If you experience any of these warning signs, adjust your training accordingly. Prioritise rest days, reduce intensity, and focus on recovery strategies. Remember, it's better to ease off and recover than risk setbacks.

Races to sign up for

Finding the right race depends on your goals as well as other factors like location and the difficulty of the course. Here are some of our top picks for races in the UK to sign up for.

10k races:

The Asics London 10k

If you want the size and scale of the London Marathon without the distance, this central London event is a great alternative. Like the London Marathon, it takes in some of the capital's biggest landmarks and sees huge crowds line the streets to cheer you on in the final few kilometers of the race. Thousands of runners take part every year creating an atmosphere similar to the marathon. As it's in June you're also likely to get much better weather.

Leeds 10k

Taking place in the summer, the Leeds 10k is a popular event that sees plenty of cheering crowds dotted along the city centre route. Since it started 15 years ago the race has become a calendar highlight, raising thousands of pounds for charity and giving runners the chance to enjoy some of the city's famous locations.

Half marathons:

London Landmarks Half Marathon

There's no shortage of half marathons to sign up for in the south east, but few offer the sort of route you can expect at London Landmarks.
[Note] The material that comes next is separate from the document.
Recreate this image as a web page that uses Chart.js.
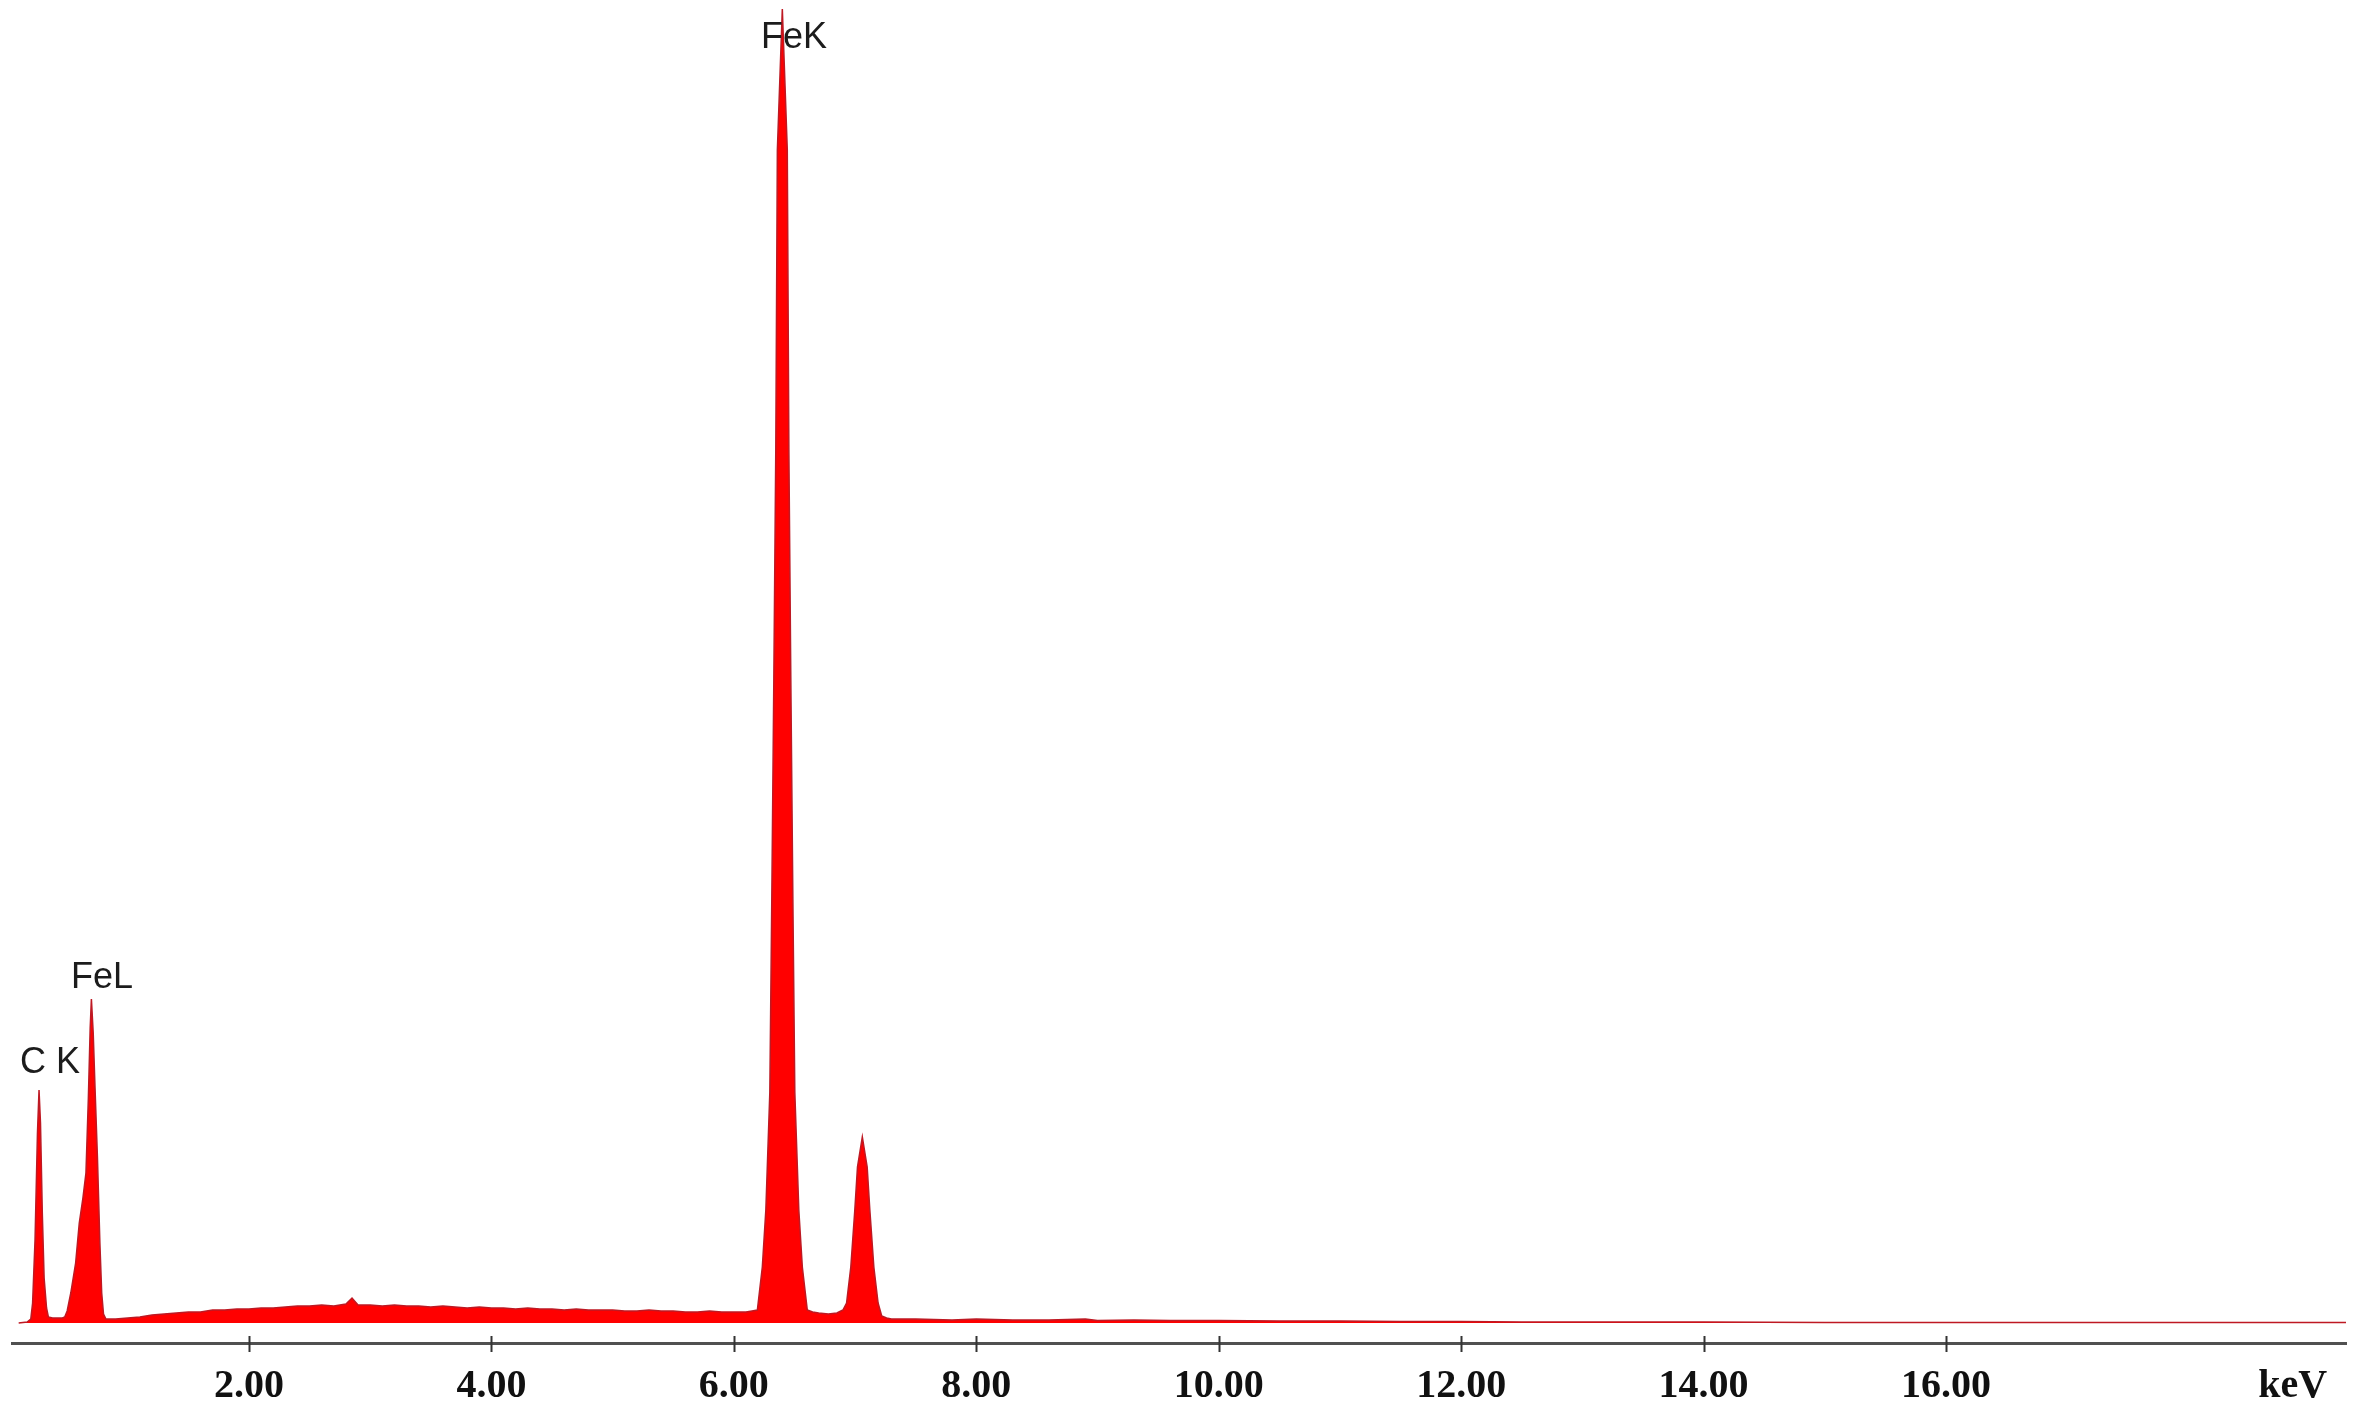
<!DOCTYPE html>
<html>
<head>
<meta charset="utf-8">
<script src="https://cdn.jsdelivr.net/npm/chart.js@4.4.1/dist/chart.umd.min.js"></script>
<style>
  html, body { margin: 0; padding: 0; background: #fff; }
  #wrap { width: 2364px; height: 1419px; }
</style>
</head>
<body>
<div id="wrap"><canvas id="spectrum" width="2364" height="1419"></canvas></div>
<script>
// energy (keV) and counts
const energy = [
  0.10, 0.17, 0.20, 0.215, 0.235, 0.255, 0.268, 0.28, 0.295, 0.31, 0.33, 0.345,
  0.38, 0.42, 0.46, 0.48, 0.50, 0.53, 0.57, 0.60, 0.63, 0.655, 0.675, 0.69, 0.70,
  0.715, 0.73, 0.75, 0.77, 0.785, 0.80, 0.82, 0.85, 0.90,
  1.00, 1.10, 1.20, 1.30, 1.40, 1.50, 1.60, 1.70, 1.80, 1.90,
  2.00, 2.10, 2.20, 2.30, 2.40, 2.50, 2.60, 2.70, 2.80, 2.85, 2.90,
  3.00, 3.10, 3.20, 3.30, 3.40, 3.50, 3.60, 3.70, 3.80, 3.90,
  4.00, 4.10, 4.20, 4.30, 4.40, 4.50, 4.60, 4.70, 4.80, 4.90,
  5.00, 5.10, 5.20, 5.30, 5.40, 5.50, 5.60, 5.70, 5.80, 5.90,
  6.00, 6.10, 6.15,
  6.194, 6.235, 6.264, 6.297, 6.313, 6.330, 6.346, 6.359, 6.40,
  6.441, 6.454, 6.470, 6.487, 6.503, 6.536, 6.565, 6.606,
  6.65, 6.70, 6.78, 6.85, 6.90, 6.93, 6.965, 6.998, 7.02, 7.06,
  7.10, 7.122, 7.155, 7.19, 7.22, 7.26, 7.30,
  7.5, 7.8, 8.0, 8.3, 8.6, 8.9, 9.0, 9.3, 9.6, 10.0, 10.5, 11.0, 11.5,
  12.0, 12.5, 13.0, 13.5, 14.0, 15.0, 16.0, 17.0, 18.0, 19.3
];
const counts = [
  0, 2, 8, 40, 166, 380, 466, 400, 220, 90, 30, 12,
  10, 10, 10, 12, 24, 60, 120, 200, 250, 300, 450, 590, 648,
  580, 470, 330, 160, 60, 18, 8, 8, 8,
  10, 12, 16, 18, 20, 22, 22, 26, 26, 28,
  28, 30, 30, 32, 34, 34, 36, 34, 38, 50, 36,
  36, 34, 36, 34, 34, 32, 34, 32, 30, 32,
  30, 30, 28, 30, 28, 28, 26, 28, 26, 26,
  26, 24, 24, 26, 24, 24, 22, 22, 24, 22,
  22, 22, 24,
  26, 112, 226, 462, 846, 1290, 1746, 2346, 2628,
  2346, 1746, 1290, 846, 462, 226, 112, 26,
  22, 20, 18, 20, 26, 40, 112, 226, 312, 372,
  312, 226, 112, 40, 14, 10, 8,
  8, 6, 8, 6, 6, 8, 5, 6, 5, 5, 4, 4, 3,
  3, 2, 2, 2, 2, 1, 1, 1, 1, 1
];

// axis ticks (keV) and where the unit label sits
const tickValues = [2, 4, 6, 8, 10, 12, 14, 16];
const unitPos = 18.86;
const unitLabel = 'keV';

// peak labels
const peakNames = ['C K', 'FeL', 'FeK'];
const peakKeV = [0.358, 0.787, 6.496];
const peakCounts = [500, 670, 2550];

const points = energy.map((e, i) => ({ x: e, y: counts[i] }));

const peakLabels = {
  id: 'peakLabels',
  afterDatasetsDraw(chart) {
    const { ctx, scales: { x, y } } = chart;
    ctx.save();
    ctx.font = '36px "Liberation Sans", Arial, sans-serif';
    ctx.fillStyle = '#1c1c1c';
    ctx.textAlign = 'center';
    ctx.textBaseline = 'alphabetic';
    peakNames.forEach((name, i) => {
      ctx.fillText(name, x.getPixelForValue(peakKeV[i]), y.getPixelForValue(peakCounts[i]));
    });
    ctx.restore();
  }
};

// tick marks that cross the axis line
const crossTicks = {
  id: 'crossTicks',
  afterDraw(chart) {
    const { ctx, scales: { x } } = chart;
    const yAxis = chart.chartArea.bottom;
    ctx.save();
    ctx.strokeStyle = '#333';
    ctx.lineWidth = 2;
    x.ticks.forEach(t => {
      if (t.value === unitPos) return;
      const px = Math.round(x.getPixelForValue(t.value)) + 0.5;
      ctx.beginPath();
      ctx.moveTo(px, yAxis - 7);
      ctx.lineTo(px, yAxis + 9);
      ctx.stroke();
    });
    ctx.restore();
  }
};

new Chart(document.getElementById('spectrum'), {
  type: 'line',
  data: {
    datasets: [{
      data: points,
      borderColor: 'rgb(190, 25, 35)',
      borderWidth: 1.5,
      backgroundColor: '#ff0000',
      fill: 'origin',
      pointRadius: 0,
      tension: 0
    }]
  },
  options: {
    responsive: false,
    animation: false,
    devicePixelRatio: 1,
    layout: { padding: { top: 8, left: 12, right: 18, bottom: 0 } },
    plugins: {
      legend: { display: false },
      tooltip: { enabled: false }
    },
    scales: {
      x: {
        type: 'linear',
        min: 0.045,
        max: 19.3,
        grid: { display: false, drawTicks: false },
        border: { display: true, color: '#505050', width: 3 },
        afterBuildTicks: scale => {
          scale.ticks = tickValues.concat([unitPos]).map(v => ({ value: v }));
        },
        afterFit: scale => { scale.height = 76; },
        ticks: {
          autoSkip: false,
          maxRotation: 0,
          padding: 20,
          color: '#111',
          font: { family: '"Liberation Serif", "Times New Roman", serif', size: 40, weight: 'bold' },
          callback: v => v === unitPos ? unitLabel : v.toFixed(2)
        }
      },
      y: {
        display: false,
        min: -40,
        max: 2630
      }
    }
  },
  plugins: [peakLabels, crossTicks]
});
</script>
</body>
</html>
The race winds it way around some of the capital's most famous buildings, starting in Trafalgar Square and finishing near Westminster. Like the London Marathon, it's becoming one of the country's milestone running events and provides a rare opportunity to run through London on closed roads.

The Great North Run

The Great North Run is one of the biggest races across the UK and sees almost 60,000 people turn up to take part from around the world. The historical route takes runners 13.1 miles from the centre of Newcastle all the way to the coastal town of South Shields, lined with cheering crowds all the way. For the duration of the weekend the city turns into a festival of running, with dozens of events taking place to welcome anyone visiting to take part in the race.


Brighton Marathon

Since 2023 the popular coastal race has been taken over by the team that puts on the London Marathon. As a result the event is quickly becoming one of the most popular marathon events in the UK and is a the go-to option for people who are unlucky in the London Marathon ballot. The course mainly takes place along the coastline, featuring scenic views of the sea as well as Brighton's many famous landmarks. Expect streets lined with cheering holidaymakers and some of the best post-race fish and chips in the country.

Manchester Marathon

Manchester Marathon has become a popular alternative to London in recent years due it offering an fast, flat course and the fact you don't have to enter a ballot to take part. The route is a celebration of the city and takes in some of the areas most iconic locations as well as many of the county's suburbs.